The Science News article is not as sensational as that described in this thread & in the article referred to by a link in the initial post.

I think some old style National Inquirer mentality is responsible for the claims in this Thread.

BTW: I miss the old National Inquirer. In super market checkout lines I could read marvelous headlines.
  • Skeletons of Adam & Eve found in Colorado.
  • Loch Ness monster captured.
  • A later edition: Loch Ness monster sold to Donald Trump
  • A tribe of Neanderthals found in Ural mountains
  • NASA takes photos of ET base on dark side of the moon.
In recent years, the National Inquirer seem to specialize in celebrity news. I guess they lost their good investigative reporters.
 
If we can get a better source for this information, that'd be great-
Just bad journalism here, so bad that this article has been dubbed "The Worst Physics Article Ever."

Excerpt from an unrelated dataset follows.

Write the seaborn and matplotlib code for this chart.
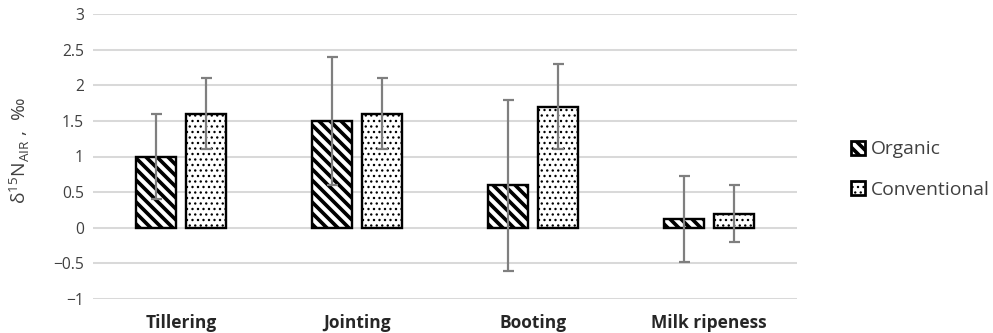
import matplotlib
matplotlib.use("Agg")
import matplotlib.pyplot as plt
import seaborn as sns
import pandas as pd
from matplotlib.patches import Patch
from matplotlib.legend_handler import HandlerPatch

stages = ["Tillering", "Jointing", "Booting", "Milk ripeness"]
organic = [1.0, 1.5, 0.6, 0.12]
organic_err = [0.6, 0.9, 1.2, 0.6]
conventional = [1.6, 1.6, 1.7, 0.2]
conventional_err = [0.5, 0.5, 0.6, 0.4]
series = ["Organic", "Conventional"]
yticks = [-1, -0.5, 0, 0.5, 1, 1.5, 2, 2.5, 3]
ytick_labels = ["\u22121", "\u22120.5", "0", "0.5", "1", "1.5", "2", "2.5", "3"]

sns.set_theme(style="white")
plt.rcParams["font.family"] = ["Open Sans", "DejaVu Sans"]
plt.rcParams["hatch.linewidth"] = 2.0
plt.rcParams["mathtext.fontset"] = "custom"
plt.rcParams["mathtext.rm"] = "Open Sans"

df = pd.DataFrame({
    "stage": stages * 2,
    "value": organic + conventional,
    "series": [series[0]] * 4 + [series[1]] * 4,
})

DPI = 132
fig = plt.figure(figsize=(993 / DPI, 333 / DPI), dpi=DPI)
ax = fig.add_axes([93 / 993, (333 - 299) / 333, (797 - 93) / 993, (299 - 14) / 333])

sns.barplot(data=df, x="stage", y="value", hue="series", hue_order=series,
            order=stages, palette=["white", "white"], width=0.568, gap=0.2,
            errorbar=None, edgecolor="black", linewidth=1.3, legend=False, ax=ax)

hatches = ["\\\\\\\\", "...."]
hatch_lw = [2.0, 0.7]


def set_hlw(p, lw):
    if hasattr(p, "set_hatch_linewidth"):
        p.set_hatch_linewidth(lw)
    else:
        p._hatch_linewidth = lw


def get_hlw(p):
    if hasattr(p, "get_hatch_linewidth"):
        return p.get_hatch_linewidth()
    return getattr(p, "_hatch_linewidth", 2.0)


errs = [organic_err, conventional_err]
vals = [organic, conventional]
for cont, h, hl, e, v in zip(ax.containers, hatches, hatch_lw, errs, vals):
    xs = []
    for bar in cont:
        bar.set_hatch(h)
        set_hlw(bar, hl)
        bar.set_edgecolor("black")
        bar.set_zorder(2)
        xs.append(bar.get_x() + bar.get_width() / 2)
    ax.errorbar(xs, v, yerr=e, fmt="none", ecolor="#7f7f7f", elinewidth=1.2,
                capsize=3, capthick=1.2, zorder=3)

ax.set_ylim(-1, 3)
ax.set_xlim(-0.5, 3.5)
ax.set_yticks(yticks)
ax.set_yticklabels(ytick_labels, fontsize=8.5, color="#404040")
ax.set_xticks(range(len(stages)))
ax.set_xticklabels(stages, fontsize=9.5, fontweight="bold", color="#262626")
ax.tick_params(axis="both", length=0)
ax.tick_params(axis="y", pad=5)
ax.tick_params(axis="x", pad=8)
ax.grid(axis="y", color="#d9d9d9", linewidth=1.1, zorder=0)
ax.set_axisbelow(True)
for s in ax.spines.values():
    s.set_visible(False)
ax.set_xlabel("")
ax.set_ylabel("")
fig.text(20 / 993, (333 - 150) / 333,
         r"δ$^{\mathregular{15}}$N$_{\mathregular{AIR}}$ ,  ‰",
         rotation=90, ha="center", va="center", fontsize=10.5, color="#404040")

handles = []
for h, hl in zip(hatches, hatch_lw):
    p = Patch(facecolor="white", edgecolor="black", hatch=h, linewidth=1.5)
    set_hlw(p, hl)
    handles.append(p)


def copy_hlw(legend_handle, orig_handle):
    legend_handle.update_from(orig_handle)
    set_hlw(legend_handle, get_hlw(orig_handle))


fig.legend(handles, series, loc="center left", bbox_to_anchor=(851 / 993, (333 - 169.5) / 333),
           frameon=False, fontsize=10.5, handlelength=0.73, handleheight=0.73,
           handletextpad=0.28, labelspacing=1.16, borderpad=0, borderaxespad=0,
           labelcolor="#404040",
           handler_map={Patch: HandlerPatch(update_func=copy_hlw)})

fig.savefig("out.png", dpi=DPI)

What Andrew Cleland (well, not really Cleland; it was his grad student Aaron O'Connell) did manage to show was that our universe truly is a quantum universe, that quantum effects sometimes appear even in our macroscopic world. The press release from UCSB on this work:

http://www.ia.ucsb.edu/pa/display.aspx?pkey=2200

Here are a couple other lay articles on this work:

http://www.sciencenews.org/view/gen...ve_quantum_properties_in_the_world_of_objects
http://www.scientificamerican.com/article.cfm?id=quantum-microphone

Here is the article in Nature (pay wall):

http://www.nature.com/nature/journal/v464/n7289/full/nature08967.html

No mention of parallel universes, let alone mentioning this work "proves" that they exist.


What to make of the superposition of states that arise in quantum mechanics is an issue of interpretation. The Many-Worlds Interpretation (MWI) is but one of many ways of explaining quantum mechanical phenomena such as superposition. This work did not test the MWI against other competing interpretations. Moreover, even amongst physicists who ascribe to the MWI, there is, as far as I know, a lack of consensus as to whether this means parallel universes exist.

It looks to me like the Fox News reporter misquoted Cleland; a physicist would use the term Many-Worlds Interpretation, not parallel universes. The Fox reporter spends more time quote-mining Sean Carroll, Fred Alan Wolf, and Ben Bova than on quote-mining Cleland.

The wrong-headed interpretation of general relativity "And to age less than someone means you've jumped into the future -- you did not experience the same present. In a sense, he says, Krikalev time-traveled to the future -- and back again!" is just icing on the cake.

The problem is with Fox News and their staff. They have on hand somebody who knows just enough about modern physics to be dangerous -- and knows how to present that knowledge in a titillating manner.
 
The biggest problem with deciding which article wins the "Worst Physics Article Ever" prize is that there are so many worthy contenders.
 
Two of my pet hates (its a pretty lengthy list!) are idiotic journalism about science and idiotic assumptions made about science (the former often doing the latter). The fact is the universe is really really complicated. Horrifically complicated. Mind blowingly, pants wettingly complicated. In the same way that space is big, really big. Most people never manage to understand stuff they learnt in high school (or rather, should have learnt), even fewer people manage to understand stuff at university, even less do postgrad, even less do postdoc and then a tiny tiny tiny handful manage to become experts in a tiny tiny tiny corner of science and even they are about as ignorant as everyone else of the rest of science but at least they have an insight into its methodology and processes. And yet so many people as soon as they are out of the doors of whatever educational establishment they last attend they assume they are experts on everything and if they can't immediately grasp a concept upon someone mentioning it to them then the concept is wrong or flawed. They go from "I hate maths/science, its hard" to "These physicists are so stupid....". You never hear people proudly saying "I can't read!" yet plenty of people will say "I can't do maths!". The ironically named '3 Rs' here in the UK are reading, writing and arithmetic and people are ashamed if they can't do the first two but are proud if they can't do the third. And then journalists, who are often as stupid/ignorant as they come when science is involved, will twist the work of actual scientists to both make it (or attempt to) understandable to the layperson in the 5 inchs of newspaper they have and will also exaggerate or sensationalise the work to sell more papers. And that's why we're got the teeth grittingly stupid label 'The God Particle' for the Higgs boson. It annoys me no end that someone in my physics department thought it a good idea to pin up a 2 page spread article in some newspaper on the Higgs boson in the stairs leading up to the theory group. Its got in big letters "Physicists Search For The God Particle" as its title.

I know its important for the general public to be as informed as possible about science, I wish the level of general science knowledge was higher, but it shouldn't be done by essentially making shit up or twisting valid work to pander to sensationalism. You don't need to call particles "The God Particle" to be impressed by CERN. It's 40 kms of superconductors 100m under the ground at -271C propelling things at 99.999% the speed of light and has enough computing power to make the NSA jealous. Its science fiction come to life, you don't need to lie about it! I read physics all day long and if you can't be impressed by the specifications of the LHC then you're either dead or you didn't read them properly.